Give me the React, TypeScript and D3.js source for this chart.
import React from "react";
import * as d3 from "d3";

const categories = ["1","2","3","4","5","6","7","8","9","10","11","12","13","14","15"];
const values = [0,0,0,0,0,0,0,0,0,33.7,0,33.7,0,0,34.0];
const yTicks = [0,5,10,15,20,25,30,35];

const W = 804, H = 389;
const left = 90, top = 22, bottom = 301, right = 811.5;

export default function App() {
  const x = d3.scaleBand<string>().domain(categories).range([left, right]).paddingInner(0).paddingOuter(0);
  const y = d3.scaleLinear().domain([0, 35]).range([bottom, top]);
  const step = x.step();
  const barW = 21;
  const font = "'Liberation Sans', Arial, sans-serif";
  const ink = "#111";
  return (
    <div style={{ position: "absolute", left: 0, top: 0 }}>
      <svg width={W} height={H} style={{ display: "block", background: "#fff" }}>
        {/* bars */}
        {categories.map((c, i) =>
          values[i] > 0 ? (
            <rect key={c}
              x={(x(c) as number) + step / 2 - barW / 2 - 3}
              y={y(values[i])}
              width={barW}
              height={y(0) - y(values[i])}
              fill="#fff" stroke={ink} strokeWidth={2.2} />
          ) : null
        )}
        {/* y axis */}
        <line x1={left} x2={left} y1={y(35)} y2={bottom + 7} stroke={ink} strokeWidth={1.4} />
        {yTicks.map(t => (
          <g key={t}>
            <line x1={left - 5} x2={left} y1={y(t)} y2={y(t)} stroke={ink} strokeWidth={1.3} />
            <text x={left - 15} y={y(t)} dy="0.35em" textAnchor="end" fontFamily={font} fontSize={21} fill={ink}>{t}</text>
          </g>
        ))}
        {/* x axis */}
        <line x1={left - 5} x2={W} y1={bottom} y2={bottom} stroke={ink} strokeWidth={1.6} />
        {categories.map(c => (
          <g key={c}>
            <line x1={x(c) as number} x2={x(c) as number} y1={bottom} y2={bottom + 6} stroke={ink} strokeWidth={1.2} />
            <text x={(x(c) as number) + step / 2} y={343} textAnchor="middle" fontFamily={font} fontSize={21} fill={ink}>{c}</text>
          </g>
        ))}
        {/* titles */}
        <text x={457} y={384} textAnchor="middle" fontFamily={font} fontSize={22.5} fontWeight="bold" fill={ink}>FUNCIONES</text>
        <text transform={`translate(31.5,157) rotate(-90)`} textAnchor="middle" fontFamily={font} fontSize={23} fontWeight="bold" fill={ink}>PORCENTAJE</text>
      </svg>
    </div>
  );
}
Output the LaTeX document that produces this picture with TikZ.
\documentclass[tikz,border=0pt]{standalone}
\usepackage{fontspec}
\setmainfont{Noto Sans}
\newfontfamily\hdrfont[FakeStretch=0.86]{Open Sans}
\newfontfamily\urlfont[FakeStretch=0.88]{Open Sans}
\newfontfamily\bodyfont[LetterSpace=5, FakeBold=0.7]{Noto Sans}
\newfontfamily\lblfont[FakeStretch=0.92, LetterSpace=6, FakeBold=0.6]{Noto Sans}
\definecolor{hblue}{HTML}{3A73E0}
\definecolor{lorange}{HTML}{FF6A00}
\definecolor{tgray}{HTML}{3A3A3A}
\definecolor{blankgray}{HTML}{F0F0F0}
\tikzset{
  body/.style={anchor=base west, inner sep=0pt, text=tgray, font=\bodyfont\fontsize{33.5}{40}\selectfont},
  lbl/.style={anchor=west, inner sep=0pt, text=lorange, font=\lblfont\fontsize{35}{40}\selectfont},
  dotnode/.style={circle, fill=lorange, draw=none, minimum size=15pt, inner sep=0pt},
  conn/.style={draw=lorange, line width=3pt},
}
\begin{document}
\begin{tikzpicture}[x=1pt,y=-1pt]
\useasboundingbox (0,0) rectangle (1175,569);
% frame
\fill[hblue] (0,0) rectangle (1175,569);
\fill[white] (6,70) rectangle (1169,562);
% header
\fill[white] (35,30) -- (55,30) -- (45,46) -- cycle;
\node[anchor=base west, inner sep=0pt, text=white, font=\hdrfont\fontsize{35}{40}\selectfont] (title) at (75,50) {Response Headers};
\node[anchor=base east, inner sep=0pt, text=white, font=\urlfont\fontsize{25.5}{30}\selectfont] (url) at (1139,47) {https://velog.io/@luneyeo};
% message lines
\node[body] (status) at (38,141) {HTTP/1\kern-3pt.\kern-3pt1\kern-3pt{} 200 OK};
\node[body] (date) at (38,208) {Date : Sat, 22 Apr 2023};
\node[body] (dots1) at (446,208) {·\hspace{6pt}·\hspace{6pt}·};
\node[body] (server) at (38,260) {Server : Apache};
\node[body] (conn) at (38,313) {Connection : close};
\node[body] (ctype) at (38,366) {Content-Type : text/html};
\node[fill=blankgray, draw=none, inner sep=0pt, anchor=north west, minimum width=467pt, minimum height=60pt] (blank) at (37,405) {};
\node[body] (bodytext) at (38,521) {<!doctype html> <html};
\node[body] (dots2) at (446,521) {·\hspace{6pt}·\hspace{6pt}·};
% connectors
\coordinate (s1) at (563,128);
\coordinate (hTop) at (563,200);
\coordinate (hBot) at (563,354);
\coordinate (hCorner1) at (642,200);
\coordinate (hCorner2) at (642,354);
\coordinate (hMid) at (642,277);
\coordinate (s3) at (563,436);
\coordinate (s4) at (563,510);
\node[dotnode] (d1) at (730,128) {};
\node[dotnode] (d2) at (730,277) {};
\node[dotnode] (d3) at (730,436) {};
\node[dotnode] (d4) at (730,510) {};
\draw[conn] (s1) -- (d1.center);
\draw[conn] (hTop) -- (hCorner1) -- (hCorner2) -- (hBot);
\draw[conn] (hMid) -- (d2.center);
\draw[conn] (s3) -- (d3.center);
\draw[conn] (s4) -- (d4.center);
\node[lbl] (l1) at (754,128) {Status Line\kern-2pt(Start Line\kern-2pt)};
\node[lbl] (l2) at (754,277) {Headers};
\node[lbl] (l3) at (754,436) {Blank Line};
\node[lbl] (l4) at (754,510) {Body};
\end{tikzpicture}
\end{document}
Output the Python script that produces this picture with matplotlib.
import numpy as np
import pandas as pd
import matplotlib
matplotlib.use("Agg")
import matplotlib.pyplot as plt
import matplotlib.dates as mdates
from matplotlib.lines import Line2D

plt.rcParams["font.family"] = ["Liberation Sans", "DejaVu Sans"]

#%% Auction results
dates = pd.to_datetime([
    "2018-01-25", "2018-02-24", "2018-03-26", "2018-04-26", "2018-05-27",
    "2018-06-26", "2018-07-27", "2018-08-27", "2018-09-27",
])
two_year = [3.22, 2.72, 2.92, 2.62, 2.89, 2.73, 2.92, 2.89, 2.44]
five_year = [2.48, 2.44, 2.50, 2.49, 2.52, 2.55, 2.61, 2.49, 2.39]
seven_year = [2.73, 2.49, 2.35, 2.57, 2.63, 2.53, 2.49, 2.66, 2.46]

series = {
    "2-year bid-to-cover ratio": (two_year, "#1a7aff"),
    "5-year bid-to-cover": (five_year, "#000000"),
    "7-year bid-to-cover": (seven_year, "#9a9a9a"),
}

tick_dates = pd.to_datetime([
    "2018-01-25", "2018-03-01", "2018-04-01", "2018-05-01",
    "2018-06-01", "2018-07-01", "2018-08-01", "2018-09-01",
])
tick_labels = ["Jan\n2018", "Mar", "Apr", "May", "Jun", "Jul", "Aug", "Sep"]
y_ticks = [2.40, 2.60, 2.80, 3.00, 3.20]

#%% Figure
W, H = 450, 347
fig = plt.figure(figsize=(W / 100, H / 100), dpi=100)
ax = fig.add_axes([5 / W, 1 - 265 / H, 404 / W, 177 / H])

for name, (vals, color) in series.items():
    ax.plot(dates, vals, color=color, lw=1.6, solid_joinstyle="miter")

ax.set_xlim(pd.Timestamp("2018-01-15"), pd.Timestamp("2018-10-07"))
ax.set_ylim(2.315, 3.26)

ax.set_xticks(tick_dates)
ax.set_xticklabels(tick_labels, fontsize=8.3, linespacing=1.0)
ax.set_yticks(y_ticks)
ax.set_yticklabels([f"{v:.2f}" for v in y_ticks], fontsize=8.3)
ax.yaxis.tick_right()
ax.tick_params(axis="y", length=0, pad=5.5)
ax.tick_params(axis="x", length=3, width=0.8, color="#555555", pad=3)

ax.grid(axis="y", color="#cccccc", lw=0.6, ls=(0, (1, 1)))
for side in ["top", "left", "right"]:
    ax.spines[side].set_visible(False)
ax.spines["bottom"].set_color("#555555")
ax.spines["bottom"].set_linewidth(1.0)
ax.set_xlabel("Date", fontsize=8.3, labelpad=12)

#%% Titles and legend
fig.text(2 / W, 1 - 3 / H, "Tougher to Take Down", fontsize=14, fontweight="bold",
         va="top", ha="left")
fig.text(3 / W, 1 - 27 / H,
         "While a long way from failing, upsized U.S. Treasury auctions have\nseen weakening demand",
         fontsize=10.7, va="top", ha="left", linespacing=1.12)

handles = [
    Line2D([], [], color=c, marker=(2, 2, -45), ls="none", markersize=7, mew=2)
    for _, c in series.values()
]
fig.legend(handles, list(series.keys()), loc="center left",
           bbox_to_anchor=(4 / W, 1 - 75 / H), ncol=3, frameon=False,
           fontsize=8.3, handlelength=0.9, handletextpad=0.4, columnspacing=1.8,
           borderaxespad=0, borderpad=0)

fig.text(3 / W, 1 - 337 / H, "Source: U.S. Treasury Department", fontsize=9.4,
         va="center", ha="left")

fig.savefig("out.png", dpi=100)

● **Your instructions**: Starting with the line with "Output the Python" and ending with the line with "from matplotlib.lines import Line2D", extract every line exactly and nothing outside that span.

● **Result of the task**:
Output the Python script that produces this picture with matplotlib.
import numpy as np
import pandas as pd
import matplotlib
matplotlib.use("Agg")
import matplotlib.pyplot as plt
import matplotlib.dates as mdates
from matplotlib.lines import Line2D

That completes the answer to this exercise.